Tuesday, September 09, 2025

Ephphatha Mission - Rector's Rambling for September 7, 2025

         This morning we hear of the healing of the man who was deaf, and had an impediment of speech.  Jesus performs the healing with the command Ephphatha, which means “be opened”.

This reading, and that phrase, holds a special place in the heart of St. John’s.  For over 100 years, St. John’s was the host of  the Ephphatha Episcopal Mission of Detroit.

According an article in the February, 1919, edition of the magazine, “The Silent Worker: a magazine for the deaf by the deaf”, the mission to the deaf at St.

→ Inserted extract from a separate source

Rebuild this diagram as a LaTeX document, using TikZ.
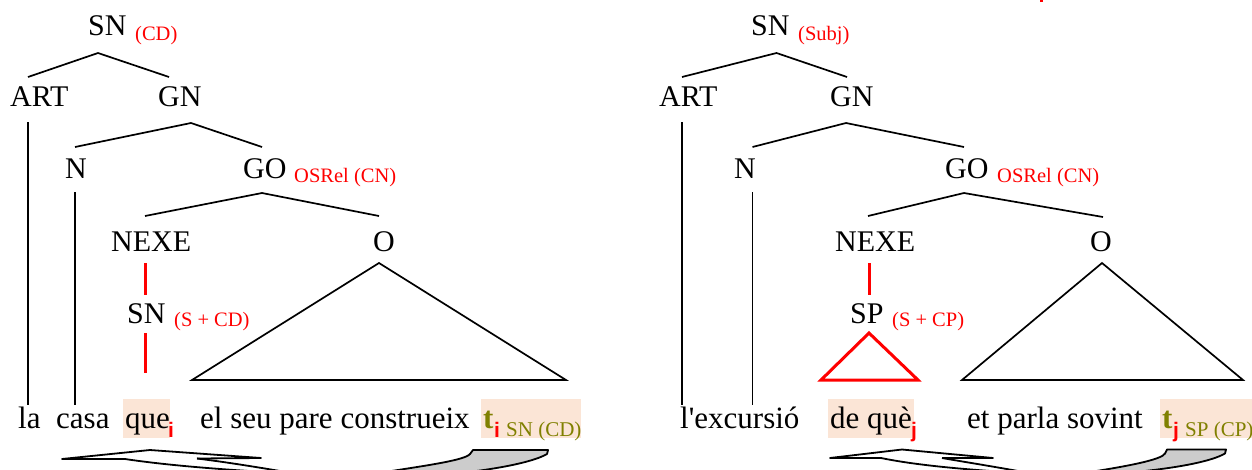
\documentclass[tikz,border=0pt]{standalone}
\usepackage{fontspec}
\setmainfont{Liberation Serif}
\newfontfamily\idxfont{Liberation Sans}
\definecolor{relred}{RGB}{255,0,0}
\definecolor{trace}{RGB}{128,128,0}
\definecolor{hl}{RGB}{251,229,214}
\definecolor{shade}{RGB}{204,204,204}
\begin{document}
\begin{tikzpicture}[x=1pt,y=-1pt,
  lab/.style={inner sep=0pt, anchor=base west, font=\fontsize{30}{30}\selectfont},
  word/.style={inner sep=0pt, anchor=base west, font=\fontsize{31}{31}\selectfont},
  fn/.style={inner sep=0pt, anchor=base west, text=relred, font=\fontsize{20.5}{20.5}\selectfont},
  idx/.style={inner sep=0pt, anchor=base west, text=relred, font=\idxfont\bfseries\fontsize{21}{21}\selectfont},
  tr/.style={inner sep=0pt, anchor=base west, text=trace, font=\bfseries\fontsize{31}{31}\selectfont},
  trlab/.style={inner sep=0pt, anchor=base west, text=trace, font=\fontsize{21}{21}\selectfont},
  branch/.style={line width=1.7pt, draw=black},
  redbranch/.style={line width=3pt, draw=relred},
  hlbox/.style={fill=hl, draw=none},
  bandline/.style={line width=1.8pt, line join=round, draw=black},
]
\useasboundingbox (0,0) rectangle (1252,469);

% ---------- highlights ----------
\fill[hlbox] (123,399) rectangle (170,438);
\fill[hlbox] (481,399) rectangle (581,438);
\fill[hlbox] (828,399) rectangle (914,438);
\fill[hlbox] (1160,399) rectangle (1252,438);

% ================= LEFT TREE =================
\node[lab] (LSN) at (88,35) {SN};
\node[fn] (LSNf) at (135,40) {(CD)};
\node[lab] (LART) at (10,106) {ART};
\node[lab] (LGN) at (158,106) {GN};
\node[lab] (LN) at (65,178) {N};
\node[lab] (LGO) at (243,178) {GO};
\node[fn] (LGOf) at (294,182) {OSRel (CN)};
\node[lab] (LNEXE) at (111,251) {NEXE};
\node[lab] (LO) at (373,251) {O};
\node[lab] (LSN2) at (127,323) {SN};
\node[fn] (LSN2f) at (174,326) {(S + CD)};

\coordinate (LsnA) at (98,53);
\coordinate (LartT) at (28,77);
\coordinate (LgnT) at (169,77);
\draw[branch] (LartT) -- (LsnA) -- (LgnT);
\coordinate (LartB) at (28,122);
\coordinate (LlaT) at (28,405);
\draw[branch] (LartB) -- (LlaT);
\coordinate (LgnA) at (191,123);
\coordinate (LnT) at (75,147);
\coordinate (LgoT) at (262,147);
\draw[branch] (LnT) -- (LgnA) -- (LgoT);
\coordinate (LnB) at (75,192);
\coordinate (LcasaT) at (75,405);
\draw[branch] (LnB) -- (LcasaT);
\coordinate (LgoA) at (262,193);
\coordinate (LnexeT) at (145,216);
\coordinate (LoT) at (379,216);
\draw[branch] (LnexeT) -- (LgoA) -- (LoT);
\coordinate (LnexeB) at (145,263);
\coordinate (Lsn2T) at (145,295);
\draw[redbranch] (LnexeB) -- (Lsn2T);
\coordinate (Lsn2B) at (145,333);
\coordinate (LqueT) at (145,373);
\draw[redbranch] (Lsn2B) -- (LqueT);
\coordinate (LoA) at (379,263);
\coordinate (LoL) at (192,380);
\coordinate (LoR) at (566,380);
\draw[branch, line join=miter] (LoA) -- (LoL) -- (LoR) -- cycle;

% sentence
\node[word] (Lla) at (18,428) {la};
\node[word] (Lcasa) at (56,428) {casa};
\node[word] (Lque) at (125,428) {que};
\node[idx] (Lqi) at (168,437) {i};
\node[word] (Lrest) at (200,428) {el seu pare construeix};
\node[tr] (Lt) at (483,428) {t};
\node[idx] (Lti) at (494,437) {i};
\node[trlab] (Ltl) at (506,436) {SN (CD)};

% ================= RIGHT TREE =================
\node[lab] (RSN) at (751,35) {SN};
\node[fn] (RSNf) at (798,40) {(Subj)};
\node[lab] (RART) at (659,106) {ART};
\node[lab] (RGN) at (830,106) {GN};
\node[lab] (RN) at (734,178) {N};
\node[lab] (RGO) at (945,178) {GO};
\node[fn] (RGOf) at (997,182) {OSRel (CN)};
\node[lab] (RNEXE) at (835,251) {NEXE};
\node[lab] (RO) at (1090,251) {O};
\node[lab] (RSP) at (850,323) {SP};
\node[fn] (RSPf) at (892,326) {(S + CP)};

\coordinate (RsnA) at (776.5,53);
\coordinate (RartT) at (682,77);
\coordinate (RgnT) at (847,77);
\draw[branch] (RartT) -- (RsnA) -- (RgnT);
\coordinate (RartB) at (682,122);
\coordinate (RexcT) at (682,405);
\draw[branch] (RartB) -- (RexcT);
\coordinate (RgnA) at (846,123);
\coordinate (RnT) at (752.5,147);
\coordinate (RgoT) at (964,147);
\draw[branch] (RnT) -- (RgnA) -- (RgoT);
\coordinate (RnB) at (752.5,192);
\coordinate (RnW) at (752.5,405);
\draw[branch] (RnB) -- (RnW);
\coordinate (RgoA) at (964,193);
\coordinate (RnexeT) at (868,216);
\coordinate (RoT) at (1103,217);
\draw[branch] (RnexeT) -- (RgoA) -- (RoT);
\coordinate (RnexeB) at (869,263);
\coordinate (RspT) at (869,295);
\draw[redbranch] (RnexeB) -- (RspT);
\coordinate (RspA) at (869,333);
\coordinate (RspL) at (821,380);
\coordinate (RspR) at (918,380);
\draw[redbranch, line join=miter] (RspA) -- (RspL) -- (RspR) -- cycle;
\coordinate (RoA) at (1102,263);
\coordinate (RoL) at (962,380);
\coordinate (RoR) at (1243,380);
\draw[branch, line join=miter] (RoA) -- (RoL) -- (RoR) -- cycle;

% sentence
\node[word] (Rexc) at (680,428) {l\textquotesingle excursió};
\node[word] (Rdeque) at (830,428) {de què};
\node[idx] (Rqj) at (911,437) {j};
\node[word] (Rrest) at (967,428) {et parla sovint};
\node[tr] (Rt) at (1162,428) {t};
\node[idx] (Rtj) at (1173,437) {j};
\node[trlab] (Rtl) at (1185,436) {SP (CP)};

% tiny red fragment at the top
\fill[relred] (1040,0) rectangle (1043,2);

% ================= CURVED ARROWS (cut by the lower edge) =================
\begin{scope}
\clip (0,0) rectangle (1252,469);
% left
\draw[bandline] (125,459) -- (62,459) -- (150,450) -- (261,458) -- (197,458.5);
\draw[bandline] (125,459) .. controls (165,465) and (215,469) .. (265,472);
\draw[bandline] (197,458.5) .. controls (225,462) and (250,466) .. (280,471);
\filldraw[bandline, fill=shade] (385,472) .. controls (430,465) and (465,460) .. (470,454)
   -- (473,450) -- (548,450) -- (547,454) .. controls (535,461) and (505,468) .. (460,473) -- cycle;
% right
\draw[bandline] (881,458) -- (830,458) -- (902,449.5) -- (993,458) -- (942,458);
\draw[bandline] (881,458) .. controls (915,465) and (960,469) .. (1005,472);
\draw[bandline] (942,458) .. controls (965,462) and (990,466) .. (1018,471);
\filldraw[bandline, fill=shade] (1090,472) .. controls (1135,465) and (1162,459) .. (1165,453.5)
   -- (1167,449.5) -- (1226,449.5) -- (1225,453.5) .. controls (1212,461) and (1180,468) .. (1125,473) -- cycle;
\end{scope}
\end{tikzpicture}
\end{document}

John’s began in 1877.  Originally meeting at Grace Church on Jefferson (now closed), by summer of 1877, the mission moved to St. John’s, and continued her ministry here until the 1970s.

By the 1920s St. John’s had seven Sunday services, two of which were held in sign language.  At 11:00 AM, while the rest of the congregation worshipped in the main sanctuary, the Ephphatha Mission worshiped in the chapel.  In the afternoon there was also a 3:00 PM Evening Prayer service.  Many of the staff and members were graduates of the Michigan School for the Deaf in Flint, which continues to this day.

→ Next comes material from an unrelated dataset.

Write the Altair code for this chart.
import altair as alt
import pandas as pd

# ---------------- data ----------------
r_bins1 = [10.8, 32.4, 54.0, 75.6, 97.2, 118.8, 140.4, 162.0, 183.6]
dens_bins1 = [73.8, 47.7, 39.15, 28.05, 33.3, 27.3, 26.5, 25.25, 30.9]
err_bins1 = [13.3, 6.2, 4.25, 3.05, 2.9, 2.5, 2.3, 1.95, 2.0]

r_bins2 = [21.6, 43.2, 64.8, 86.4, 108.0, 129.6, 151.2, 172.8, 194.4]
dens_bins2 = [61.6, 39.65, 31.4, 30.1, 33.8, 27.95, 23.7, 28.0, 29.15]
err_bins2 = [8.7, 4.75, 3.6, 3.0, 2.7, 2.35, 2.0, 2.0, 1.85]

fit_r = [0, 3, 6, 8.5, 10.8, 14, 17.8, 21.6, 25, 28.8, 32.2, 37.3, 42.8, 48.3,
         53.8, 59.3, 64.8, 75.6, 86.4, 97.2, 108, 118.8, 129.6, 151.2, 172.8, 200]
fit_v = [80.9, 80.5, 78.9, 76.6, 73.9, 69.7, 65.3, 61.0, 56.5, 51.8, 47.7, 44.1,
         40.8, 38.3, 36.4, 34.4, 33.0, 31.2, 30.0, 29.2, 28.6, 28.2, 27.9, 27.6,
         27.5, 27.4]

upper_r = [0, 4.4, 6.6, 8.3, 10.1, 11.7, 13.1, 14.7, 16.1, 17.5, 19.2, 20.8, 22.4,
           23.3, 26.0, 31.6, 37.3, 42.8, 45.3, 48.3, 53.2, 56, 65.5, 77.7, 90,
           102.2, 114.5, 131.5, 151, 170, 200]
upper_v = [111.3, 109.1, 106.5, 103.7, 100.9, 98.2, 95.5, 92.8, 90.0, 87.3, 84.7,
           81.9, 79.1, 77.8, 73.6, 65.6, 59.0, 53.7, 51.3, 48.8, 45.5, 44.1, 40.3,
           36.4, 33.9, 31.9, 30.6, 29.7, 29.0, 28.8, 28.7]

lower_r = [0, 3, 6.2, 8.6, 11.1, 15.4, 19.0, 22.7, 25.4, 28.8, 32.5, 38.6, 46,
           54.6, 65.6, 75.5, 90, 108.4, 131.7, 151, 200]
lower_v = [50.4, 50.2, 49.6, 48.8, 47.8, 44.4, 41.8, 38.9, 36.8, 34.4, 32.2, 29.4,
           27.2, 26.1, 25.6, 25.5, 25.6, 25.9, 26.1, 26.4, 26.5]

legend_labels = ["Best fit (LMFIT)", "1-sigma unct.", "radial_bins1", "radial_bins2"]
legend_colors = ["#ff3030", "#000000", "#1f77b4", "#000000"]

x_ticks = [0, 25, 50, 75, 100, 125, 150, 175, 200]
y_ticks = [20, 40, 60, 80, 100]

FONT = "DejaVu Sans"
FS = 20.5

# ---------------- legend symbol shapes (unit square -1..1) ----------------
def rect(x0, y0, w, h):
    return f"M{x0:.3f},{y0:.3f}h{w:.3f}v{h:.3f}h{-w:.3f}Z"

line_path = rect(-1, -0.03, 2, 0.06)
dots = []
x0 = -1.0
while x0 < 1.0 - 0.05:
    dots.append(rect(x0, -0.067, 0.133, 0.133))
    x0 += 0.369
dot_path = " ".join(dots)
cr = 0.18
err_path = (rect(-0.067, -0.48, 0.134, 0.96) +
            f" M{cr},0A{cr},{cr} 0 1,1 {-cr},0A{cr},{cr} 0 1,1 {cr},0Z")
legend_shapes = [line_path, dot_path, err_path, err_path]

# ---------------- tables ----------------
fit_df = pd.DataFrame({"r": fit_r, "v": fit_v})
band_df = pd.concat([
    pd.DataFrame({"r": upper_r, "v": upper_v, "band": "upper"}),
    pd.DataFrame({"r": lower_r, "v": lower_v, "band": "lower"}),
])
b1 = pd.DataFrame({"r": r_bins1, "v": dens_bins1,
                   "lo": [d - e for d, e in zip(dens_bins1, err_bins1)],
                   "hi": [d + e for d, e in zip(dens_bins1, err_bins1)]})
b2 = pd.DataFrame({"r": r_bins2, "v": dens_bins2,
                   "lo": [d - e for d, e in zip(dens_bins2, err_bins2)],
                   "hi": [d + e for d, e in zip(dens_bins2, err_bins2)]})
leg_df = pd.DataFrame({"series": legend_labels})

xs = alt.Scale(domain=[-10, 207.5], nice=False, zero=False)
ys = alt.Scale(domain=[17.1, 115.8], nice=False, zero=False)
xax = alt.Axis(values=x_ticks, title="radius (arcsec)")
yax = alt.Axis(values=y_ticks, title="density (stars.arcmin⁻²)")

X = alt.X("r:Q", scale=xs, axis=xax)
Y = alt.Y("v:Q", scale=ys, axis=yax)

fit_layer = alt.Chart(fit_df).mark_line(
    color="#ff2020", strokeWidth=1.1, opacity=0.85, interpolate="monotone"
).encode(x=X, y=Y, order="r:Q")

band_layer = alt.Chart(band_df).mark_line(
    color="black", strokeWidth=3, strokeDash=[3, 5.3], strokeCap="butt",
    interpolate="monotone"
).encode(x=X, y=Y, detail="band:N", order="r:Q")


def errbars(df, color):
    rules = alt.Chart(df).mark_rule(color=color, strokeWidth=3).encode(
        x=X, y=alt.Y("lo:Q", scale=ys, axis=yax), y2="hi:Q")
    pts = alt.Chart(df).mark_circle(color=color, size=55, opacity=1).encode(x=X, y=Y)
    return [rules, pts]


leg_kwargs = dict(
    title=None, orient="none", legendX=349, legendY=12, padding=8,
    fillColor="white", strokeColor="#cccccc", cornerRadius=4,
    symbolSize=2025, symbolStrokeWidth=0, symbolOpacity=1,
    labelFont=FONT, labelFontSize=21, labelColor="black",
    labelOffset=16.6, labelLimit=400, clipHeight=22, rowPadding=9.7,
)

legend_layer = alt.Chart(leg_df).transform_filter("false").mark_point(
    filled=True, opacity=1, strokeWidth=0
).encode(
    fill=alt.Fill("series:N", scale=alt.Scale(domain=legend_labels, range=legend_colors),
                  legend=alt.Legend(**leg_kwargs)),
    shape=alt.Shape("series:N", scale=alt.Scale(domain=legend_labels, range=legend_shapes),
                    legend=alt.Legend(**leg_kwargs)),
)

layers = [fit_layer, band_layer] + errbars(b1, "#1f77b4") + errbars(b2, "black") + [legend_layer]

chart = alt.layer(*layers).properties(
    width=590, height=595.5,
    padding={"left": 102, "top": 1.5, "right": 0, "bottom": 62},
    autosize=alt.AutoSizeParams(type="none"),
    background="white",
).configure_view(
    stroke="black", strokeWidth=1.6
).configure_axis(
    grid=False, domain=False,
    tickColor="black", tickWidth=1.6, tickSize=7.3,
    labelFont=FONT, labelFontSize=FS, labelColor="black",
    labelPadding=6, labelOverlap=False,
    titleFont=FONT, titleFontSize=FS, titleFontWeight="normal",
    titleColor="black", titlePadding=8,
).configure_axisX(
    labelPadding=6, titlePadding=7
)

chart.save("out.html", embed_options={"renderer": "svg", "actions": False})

By the 1970s, the mission’s congregation size had dwindled, and those few remaining members attended the larger congregational service with a sign language interpreter instead of having a separate service.  In 2001, the last remaining member of the congregation, Elizabeth Prescont Weber Walker, died.  She had been wife and granddaughter of two of St. John’s Senior Wardens.

Today we have a Welcome Back Fellowship Luncheon in the Undercroft after the 10 AM Service.  The Full Choir and the Sunday School are back in session for the academic year.

Next Sunday, God willing, we celebrate the Feast of the Holy Cross, and the following Sunday is the Feast of St. Matthew, Apostle and Evangelist, with the baptism of Victor Morley Stevenson.